Die präsidiale Zurückhaltung abgelegt

Allerdings hat Bahceli auch für den Fall einer Koalition mit der AKP Bedingungen gestellt. Unter anderem geht es um den Korruptionsverdacht gegen vier ehemalige AKP-Minister, so gegen Egemen Bagis, den ehemaligen EU-Chefunterhändler der Türkei. Die AKP setzte Anfang 2014 all ihre damalige Macht insbesondere über das Justizsystem der Türkei ein, um die Ermittlungen gegen die Minister niederzuschlagen und jegliche Berichterstattung darüber zu unterbinden.
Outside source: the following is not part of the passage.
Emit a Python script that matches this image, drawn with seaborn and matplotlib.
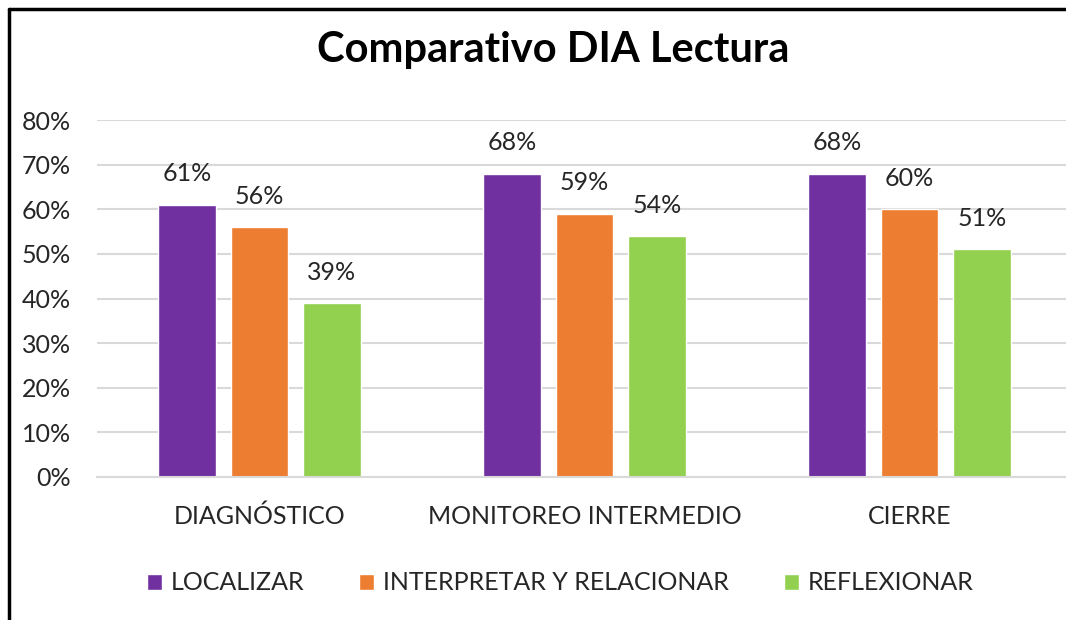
import pandas as pd
import seaborn as sns
import matplotlib.pyplot as plt
from matplotlib.lines import Line2D
from matplotlib.patches import Patch
from matplotlib.ticker import PercentFormatter

stages = ["DIAGNÓSTICO", "MONITOREO INTERMEDIO", "CIERRE"]
skills = ["LOCALIZAR", "INTERPRETAR Y RELACIONAR", "REFLEXIONAR"]
localizar = [0.61, 0.68, 0.68]
interpretar = [0.56, 0.59, 0.60]
reflexionar = [0.39, 0.54, 0.51]
colors = ["#7030A0", "#ED7D31", "#92D050"]

rows = []
for skill, vals in zip(skills, [localizar, interpretar, reflexionar]):
    for stage, v in zip(stages, vals):
        rows.append({"Etapa": stage, "Habilidad": skill, "Valor": v})
df = pd.DataFrame(rows)

sns.set_style("white")
plt.rcParams['font.family'] = ['Lato', 'DejaVu Sans']

fig = plt.figure(figsize=(10.66, 6.2), dpi=100)
W, H = 1066, 620
ax = fig.add_axes([97 / W, 1 - 477 / H, (1072 - 97) / W, (477 - 120) / H])

sns.barplot(data=df, x="Etapa", y="Valor", hue="Habilidad", order=stages,
            hue_order=skills, palette=colors, width=0.667, gap=0.2,
            ax=ax, legend=False, saturation=1)

ax.set_ylim(0, 0.8)
ax.set_xlim(-0.5, 2.5)
ax.set_yticks([i / 10 for i in range(9)])
ax.yaxis.set_major_formatter(PercentFormatter(1.0, decimals=0))
ax.grid(axis="y", color="#D9D9D9", linewidth=1.5)
ax.set_axisbelow(True)
for s in ["top", "right", "left"]:
    ax.spines[s].set_visible(False)
ax.spines["bottom"].set_color("#D9D9D9")
ax.spines["bottom"].set_linewidth(1.5)
ax.tick_params(axis="y", length=0, pad=19, labelsize=18, labelcolor="#262626")
ax.tick_params(axis="x", length=0, pad=20, labelsize=18, labelcolor="#262626")
ax.set_xlabel("")
ax.set_ylabel("")

# value labels
for bar in ax.patches:
    h = bar.get_height()
    ax.annotate(f"{h * 100:.0f}%", (bar.get_x() + bar.get_width() / 2, h),
                xytext=(0, 14), textcoords="offset points", ha="center",
                va="bottom", fontsize=18, color="#262626")

fig.text(553 / W, 1 - 50 / H, "Comparativo DIA Lectura", ha="center",
         va="center", fontsize=30, fontweight="bold", color="black")

handles = [Patch(facecolor=c, label=s) for c, s in zip(colors, skills)]
fig.legend(handles=handles, loc="center", bbox_to_anchor=(560 / W, 1 - 583 / H),
           ncol=3, frameon=False, fontsize=18, handlelength=0.6,
           handleheight=0.6, handletextpad=0.35, columnspacing=2.2,
           labelcolor="#262626")

# chart border (top and left edges visible in the crop)
fig.add_artist(Line2D([9 / W, 1], [1 - 9 / H, 1 - 9 / H], color="black", linewidth=2.5))
fig.add_artist(Line2D([9 / W, 9 / W], [0, 1 - 9 / H], color="black", linewidth=2.5))

fig.savefig("out.png", dpi=100)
Alle Oppositionsparteien haben ihren Wählern jedoch eine Aufklärung der Fälle durch die Wiederaufnahme von Ermittlungen versprochen, auch die MHP. Bahceli sagte in einem Interview mit dem oppositionellen Boulevardblatt „Sözcü“ dieser Tage sogar, er werde auch fordern, dass die dubiose Rolle von Erdogans Sohn Bilal in dem Korruptionsfall genau untersucht werde. Andernfalls werde es keine Koalition mit der AKP geben.

Sollte die AKP sich von ihrem formal parteilosen Übervater Erdogan emanzipieren wollen, wäre eine Wiederaufnahme der Korruptionsermittlungen sinnvoll für die Partei. Doch Erdogans Macht über die AKP ist weiterhin groß. Erdogan, so wird in Ankara spekuliert, könne es auf ein Scheitern der Koalitionsverhandlungen sowie Neuwahlen abgesehen haben, von denen er sich ein besseres Ergebnis und womöglich sogar wieder die absolute Mehrheit für seine Partei verspreche. Öffentlich sprach Erdogan sich freilich für eine Regierungsbildung aus, auch wenn er die präsidiale Zurückhaltung, die er sich in den ersten Tagen nach der für ihn ungewohnten Wahlniederlage vom 7. Juni auferlegt hatte, inzwischen teilweise wieder aufgegeben hat.

Kritiker, die von ihm fordern, die seinem Amt von der Verfassung vorgeschriebenen Grenzen zu achten, fuhr Erdogan an: „In meinen vierzig Jahren in der Politik habe ich immer im Rahmen der Verfassung gehandelt!“. Er wisse sehr gut, wie er die Befugnisse und Pflichten zu nutzen habe, die ihm die Verfassung auferlegt. „Ich brauche keinerlei Anweisungen dazu“. Das war wieder fast der alte Erdogan.